How to: Make a Video on Your Mobile
Most of us don’t leave the house without our mobile phones these days, and most mobiles have a video recording function. With the ease of self-publishing via video sharing websites such as youtube and vimeo, creating and showing video has never been easier.
Here are a few pointers to consider while shooting your very own mobile masterpiece!…
- Even within a short 60 second mobile video, it might help to think along the lines of a Three-act Structure. All this means is give your video a beginning, middle, and end.
- You don’t have to tell a story. A well constructed sequence of images can make for a fascinating film.
- If you’re making a video with other people, try to create a story board to help you keep a track of where you are in the process, it doesn’t matter how rough – it’ll keep everyone involved aware of what’s going on.
- Don’t try and cram too many ideas in! KEEP IT SIMPLE! One great idea is worth 10 times as many mediocre ones
Directing your video
- Seems obvious, but for any still shots, consider using a tripod.
- Don’t zoom in and out too much. use close up and away shots.

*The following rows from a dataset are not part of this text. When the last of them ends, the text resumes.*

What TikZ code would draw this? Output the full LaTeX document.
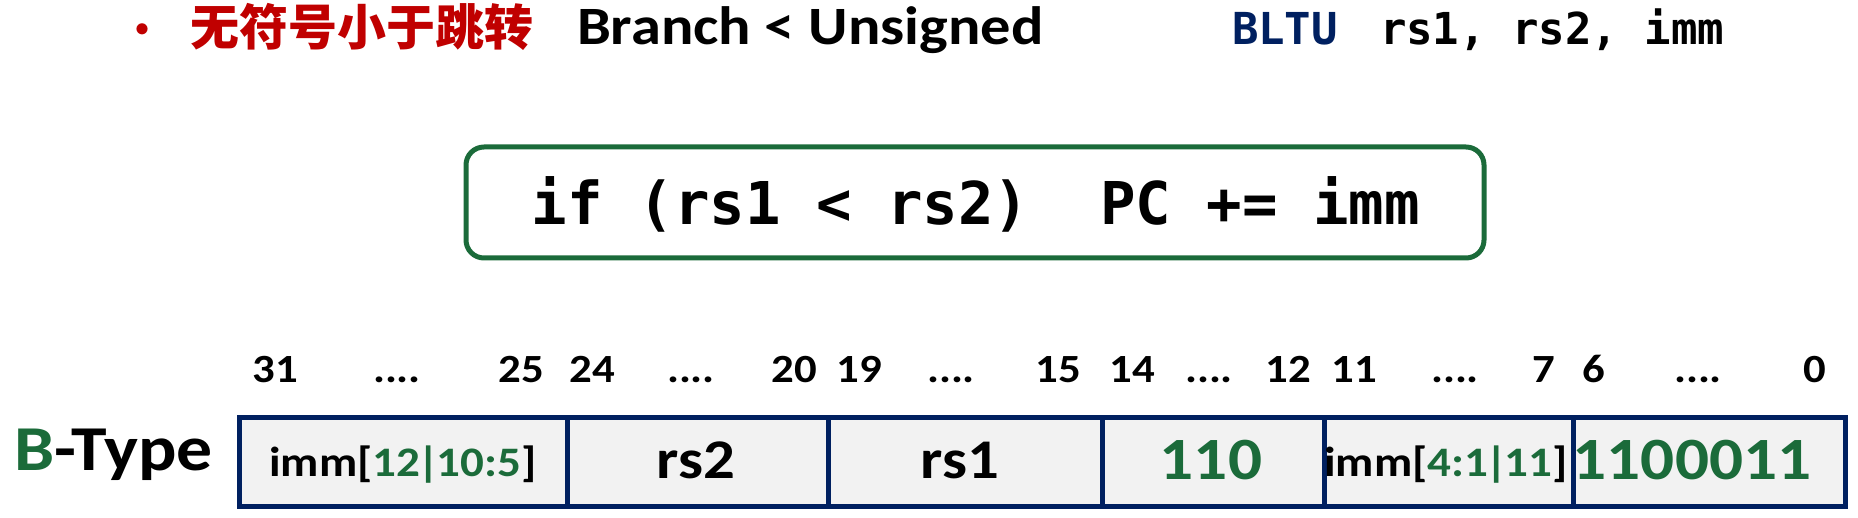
\documentclass[tikz,border=0pt]{standalone}
\usepackage{fontspec}
\setmainfont{Carlito}[FakeStretch=1.12]
\newfontfamily\cjk{Noto Sans CJK SC}
\newfontfamily\codefont{DejaVu Sans Mono}
\definecolor{tred}{HTML}{C00000}
\definecolor{tgreen}{HTML}{1B6B3A}
\definecolor{tnavy}{HTML}{002060}
\definecolor{cellfill}{HTML}{F2F2F2}
\tikzset{
  txt/.style={inner sep=0pt, outer sep=0pt},
  bitnum/.style={txt, anchor=base, font=\fontsize{40}{44}\selectfont\bfseries},
  field/.style={draw=tnavy, line width=4.5pt, fill=cellfill, inner sep=0pt, anchor=north west},
  bigfield/.style={txt, anchor=base, font=\fontsize{56}{60}\selectfont\bfseries},
  greenfield/.style={txt, anchor=base, text=tgreen, font=\fontsize{60}{64}\selectfont\bfseries},
  smallfield/.style={txt, anchor=base, font=\fontsize{42}{46}\selectfont\bfseries},
}
\begin{document}
\begin{tikzpicture}[x=1pt,y=-1pt]
\useasboundingbox (0,0) rectangle (1858,518);
% title
\node[txt, anchor=base, text=tred, font=\fontsize{40}{44}\selectfont\bfseries] (bullet) at (142,45) {\cjk ·};
\node[txt, anchor=base west, text=tred, font=\cjk\fontsize{49}{52}\selectfont\bfseries] (cn) at (190,46) {无符号小于跳转};
\node[txt, anchor=base west, font=\fontsize{54}{58}\selectfont\bfseries] (en) at (577,45) {Branch < Unsigned};
\node[txt, anchor=base west, text=tnavy, font=\codefont\fontsize{44}{48}\selectfont\bfseries] (op) at (1232,45) {BLTU};
\node[txt, anchor=base west, font=\codefont\fontsize{44}{48}\selectfont\bfseries] (args) at (1380,45) {rs1,\ rs2,\ imm};
% code box
\node[draw=tgreen, line width=5pt, rounded corners=18pt, minimum width=1018pt, minimum height=111pt, inner sep=0pt] (box) at (975,202.5) {};
\node[txt, anchor=base, font=\codefont\fontsize{59}{64}\selectfont\bfseries] (code) at (976,225) {if (rs1 < rs2)\ \ PC += imm};
% B-Type label
\node[txt, anchor=base west, font=\fontsize{64}{68}\selectfont\bfseries] (btype) at (14,470) {\textcolor{tgreen}{B}-Type};
% fields
\node[field, minimum width=328pt, minimum height=89pt] (f1) at (237,415) {};
\node[field, minimum width=261pt, minimum height=89pt] (f2) at (565,415) {};
\node[field, minimum width=274pt, minimum height=89pt] (f3) at (826,415) {};
\node[field, minimum width=222pt, minimum height=89pt] (f4) at (1100,415) {};
\node[field, minimum width=249pt, minimum height=89pt] (f5) at (1322,415) {};
\node[field, minimum width=272pt, minimum height=89pt] (f6) at (1571,415) {};
\node[smallfield] (t1) at (403,476) {imm[\textcolor{tgreen}{12{\kern-3pt}|{\kern-3pt}10:5}]};
\node[bigfield] (t2) at (696,478) {rs2};
\node[bigfield] (t3) at (960,478) {rs1};
\node[greenfield] (t4) at (1211,479) {110};
\node[smallfield] (t5) at (1446,476) {imm[\textcolor{tgreen}{4:1{\kern-3pt}|{\kern-3pt}11}]};
\node[greenfield] (t6) at (1692,479) {1100011};
% bit numbers
\node[bitnum] (b31) at (275,383) {31};
\node[bitnum] (d1) at (397,383) {....};
\node[bitnum] (b25) at (521,383) {25};
\node[bitnum] (b24) at (592,383) {24};
\node[bitnum] (d2) at (691,383) {....};
\node[bitnum] (b20) at (794,383) {20};
\node[bitnum] (b19) at (859,383) {19};
\node[bitnum] (d3) at (951,383) {....};
\node[bitnum] (b15) at (1058,383) {15};
\node[bitnum] (b14) at (1132,383) {14};
\node[bitnum] (d4) at (1209,383) {....};
\node[bitnum] (b12) at (1288,383) {12};
\node[bitnum] (b11) at (1354,383) {11};
\node[bitnum] (d5) at (1455,383) {....};
\node[bitnum] (b7) at (1544,383) {7};
\node[bitnum] (b6) at (1594,383) {6};
\node[bitnum] (d6) at (1698,383) {....};
\node[bitnum] (b0) at (1815,383) {0};
\end{tikzpicture}
\end{document}
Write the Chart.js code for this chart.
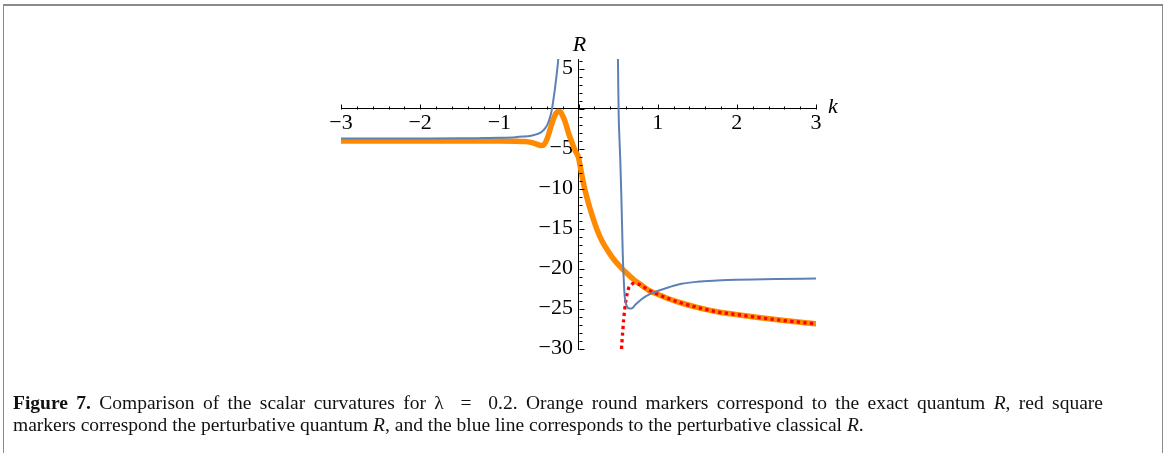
<!DOCTYPE html>
<html>
<head>
<meta charset="utf-8">
<script src="https://cdn.jsdelivr.net/npm/chart.js@4.4.1/dist/chart.umd.min.js"></script>
<style>
  html, body { margin: 0; padding: 0; background: #fff; }
  body { width: 1168px; height: 453px; position: relative; overflow: hidden; }
  #frame { position: absolute; left: 3px; top: 4px; width: 1158px; height: 480px;
           border: 1px solid #8a8a8a; border-top-width: 2px; }
  #plot { position: absolute; left: 0; top: 0; }
  .caption { position: absolute; left: 13px; font-family: "Liberation Serif", serif;
             font-size: 19.5px; line-height: 22px; color: #111; white-space: nowrap; }
  .caption.full { width: 1090px; white-space: normal; text-align: justify; text-align-last: justify; }
</style>
</head>
<body>
<div id="frame"></div>
<canvas id="plot" width="1168" height="453"></canvas>
<div class="caption full" style="top:392px"><b>Figure 7.</b> Comparison of the scalar curvatures for λ &nbsp;=&nbsp; 0.2. Orange round markers correspond to the exact quantum <i>R</i>, red square</div>
<div class="caption" style="top:414px">markers correspond the perturbative quantum <i>R</i>, and the blue line corresponds to the perturbative classical <i>R</i>.</div>
<script>
// axis ticks (origin left unlabelled)
const kTicks = [-3, -2, -1, 1, 2, 3];
const rTicks = [5, -5, -10, -15, -20, -25, -30];

// exact quantum R (orange)
const exactK = [-3, -2, -1, -0.8, -0.68, -0.6, -0.54, -0.5, -0.47, -0.44, -0.41, -0.38, -0.35,
  -0.32, -0.29, -0.26, -0.23, -0.2, -0.16, -0.125, -0.08, -0.04, 0, 0.02, 0.044, 0.08, 0.128,
  0.18, 0.233, 0.3, 0.36, 0.45, 0.53, 0.6, 0.7, 0.8, 0.9, 1.0, 1.12, 1.3, 1.5, 1.75, 2.0, 2.3, 2.6, 3.0];
const exactR = [-4.05, -4.05, -4.05, -4.07, -4.12, -4.22, -4.4, -4.55, -4.62, -4.55, -4.1, -3.3, -2.3,
  -1.4, -0.7, -0.35, -0.4, -0.9, -1.9, -3.1, -4.3, -5.3, -6.1, -7.1, -8.4, -10.1, -11.9,
  -13.6, -15.1, -16.6, -17.6, -18.9, -19.8, -20.5, -21.4, -22.1, -22.8, -23.2, -23.7, -24.3, -24.85, -25.4, -25.75, -26.15, -26.5, -26.9];

// perturbative quantum R (red)
const pertK = [0.543, 0.55, 0.56, 0.57, 0.585, 0.6, 0.615, 0.635, 0.66, 0.7, 0.75, 0.8, 0.9, 1.0,
  1.12, 1.3, 1.5, 1.75, 2.0, 2.3, 2.6, 3.0];
const pertR = [-30.05, -29, -27.7, -26.4, -25, -23.9, -23.1, -22.4, -22.05, -21.85, -21.9, -22.15, -22.75, -23.2,
  -23.7, -24.3, -24.85, -25.4, -25.75, -26.15, -26.5, -26.9];

// perturbative classical R (blue), two branches around the poles
const classLeftK = [-3, -2.5, -2, -1.5, -1.2, -1, -0.8, -0.7, -0.6, -0.55, -0.5, -0.46, -0.42, -0.39,
  -0.36, -0.34, -0.32, -0.3, -0.28, -0.26, -0.245];
const classLeftR = [-3.75, -3.75, -3.74, -3.72, -3.68, -3.65, -3.58, -3.5, -3.38, -3.27, -3.1, -2.85, -2.45, -1.95,
  -1.1, -0.3, 0.9, 2.3, 3.9, 5.7, 7.5];
const classRightK = [0.497, 0.502, 0.508, 0.518, 0.528, 0.54, 0.55, 0.56, 0.57, 0.582, 0.6, 0.63, 0.667,
  0.72, 0.8, 0.9, 1.0, 1.15, 1.3, 1.5, 1.75, 2.0, 2.5, 3.0];
const classRightR = [7.5, 3, -1, -4, -6.5, -10.5, -14.5, -18.5, -21, -23.3, -24.4, -24.95, -25.0,
  -24.5, -23.8, -23.2, -22.8, -22.3, -21.9, -21.65, -21.5, -21.4, -21.3, -21.25];

const toPoints = (ks, rs) => ks.map((k, i) => ({ x: k, y: rs[i] }));
const classical = toPoints(classLeftK, classLeftR)
  .concat([{ x: 0, y: null }])
  .concat(toPoints(classRightK, classRightR));

const serif = '"Liberation Serif", "Times New Roman", serif';
const minus = v => String(v).replace('-', '\u2212');

// Mathematica-style tick marks plus the k and R axis names
const axisMarks = {
  id: 'axisMarks',
  afterDraw(chart) {
    const { ctx, scales: { x, y } } = chart;
    const xAxisY = Math.round(y.getPixelForValue(0)) + 0.5;
    const yAxisX = Math.round(x.getPixelForValue(0)) + 0.5;
    ctx.save();
    ctx.strokeStyle = '#000';
    ctx.lineWidth = 1;
    ctx.beginPath();
    for (let i = 0; i <= 30; i++) {
      const px = Math.round(x.getPixelForValue(-3 + i * 0.2)) + 0.5;
      const len = i % 5 === 0 ? 5 : 3;
      ctx.moveTo(px, xAxisY);
      ctx.lineTo(px, xAxisY - len);
    }
    for (let v = -30; v <= 6; v++) {
      const py = Math.round(y.getPixelForValue(v)) + 0.5;
      const len = v % 5 === 0 ? 5 : 3;
      ctx.moveTo(yAxisX, py);
      ctx.lineTo(yAxisX + len, py);
    }
    ctx.stroke();

    ctx.fillStyle = '#000';
    ctx.font = 'italic 22px ' + serif;
    ctx.textAlign = 'left';
    ctx.textBaseline = 'alphabetic';
    ctx.fillText('k', x.right + 12, xAxisY + 3);
    ctx.textAlign = 'center';
    ctx.fillText('R', yAxisX, y.top - 8);
    ctx.restore();
  }
};

new Chart(document.getElementById('plot'), {
  type: 'line',
  data: {
    datasets: [
      {
        data: classical,
        borderColor: '#5e81b5',
        borderWidth: 2,
        pointRadius: 0,
        cubicInterpolationMode: 'monotone',
        spanGaps: false,
        order: 0
      },
      {
        data: toPoints(pertK, pertR),
        borderColor: '#ff0000',
        borderWidth: 3.3,
        borderDash: [3.3, 3.3],
        borderCapStyle: 'butt',
        pointRadius: 0,
        cubicInterpolationMode: 'monotone',
        order: 1
      },
      {
        data: toPoints(exactK, exactR),
        borderColor: '#ff8a00',
        borderWidth: 5.5,
        borderCapStyle: 'round',
        borderJoinStyle: 'round',
        pointRadius: 0,
        cubicInterpolationMode: 'monotone',
        order: 2
      }
    ]
  },
  options: {
    responsive: false,
    animation: false,
    devicePixelRatio: 1,
    events: [],
    layout: { padding: { left: 341, top: 59, right: 352, bottom: 104 } },
    plugins: { legend: { display: false }, tooltip: { enabled: false } },
    scales: {
      x: {
        type: 'linear',
        min: -3,
        max: 3,
        position: { y: 0 },
        afterFit: s => { s.height = 0; },
        afterBuildTicks: s => { s.ticks = kTicks.map(v => ({ value: v })); },
        grid: { display: false },
        border: { display: true, color: '#000', width: 1 },
        ticks: {
          autoSkip: false, maxRotation: 0, minRotation: 0, padding: -7,
          color: '#000', font: { family: serif, size: 22 },
          callback: minus
        }
      },
      y: {
        type: 'linear',
        min: -30.05,
        max: 6.2,
        position: { x: 0 },
        afterFit: s => { s.width = 0; },
        afterBuildTicks: s => { s.ticks = rTicks.map(v => ({ value: v })); },
        grid: { display: false },
        border: { display: true, color: '#000', width: 1 },
        ticks: {
          autoSkip: false,
          color: '#000', font: { family: serif, size: 22 },
          // trailing space keeps the labels clear of the axis line
          callback: v => minus(v) + ' '
        }
      }
    }
  },
  plugins: [axisMarks]
});
</script>
</body>
</html>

- Make sure the light is good. If you can’t use stage lighting, daylight is your best friend.
- Storyboard your film (again). It will be much easier to direct and edit your film if you storyboard it in advance.
- Change your perspective. Experiment with shooting the same scene from different angles and distances.
- Shoot first edit later – unless you’re attempting a ‘One shot’ sequence, or editing ‘on-the-fly’, keep the camera rolling!
- You may already have basic video editing software on your computer:
Software such as Windows Movie Maker or iMovie on a mac are better than you might think at getting some basic ideas cut.
If you prefer something a little more meaty you could try a trial version of more heavy duty software such as Adobe Premier.
- There are even a few online editing services available jaycut.co.uk is one such service, there’ll be more appearing soon.
- Be organised. Keep a record of your shots and treatment to hand while editing or work from a storyboard. It will help you put your film together more easily.
- Experiment when editing to see what type of cuts work best with your video – e.g straight cut between scenes, dissolves, fade-outs, fade-ins
- Remember continuity when editing if this is important to your film. Things like light can change between scenes and when you put two scenes together, they’ll look different.
- Add in close-ups (cutaways) to greatly enhance a scene or mood and move the story along. This is also great for showing the viewer what to look at, i.e. a medium shot of a kitchen and then a cutaway of a kitchen knife.
- When you edit, try and get a variety of shots in there (ie close up, wide, medium, long etc.). This is especially good in a short film and makes it more exciting and if the shot selection is good enough, it will leave the viewer feeling involved, even in a short period of time
- Remember, a lot of emotion can come from the editing of a video, if you get it right there will be a big wow factor, but if you get it wrong your film may look weak. Editing is one of the most important parts of the whole film making process.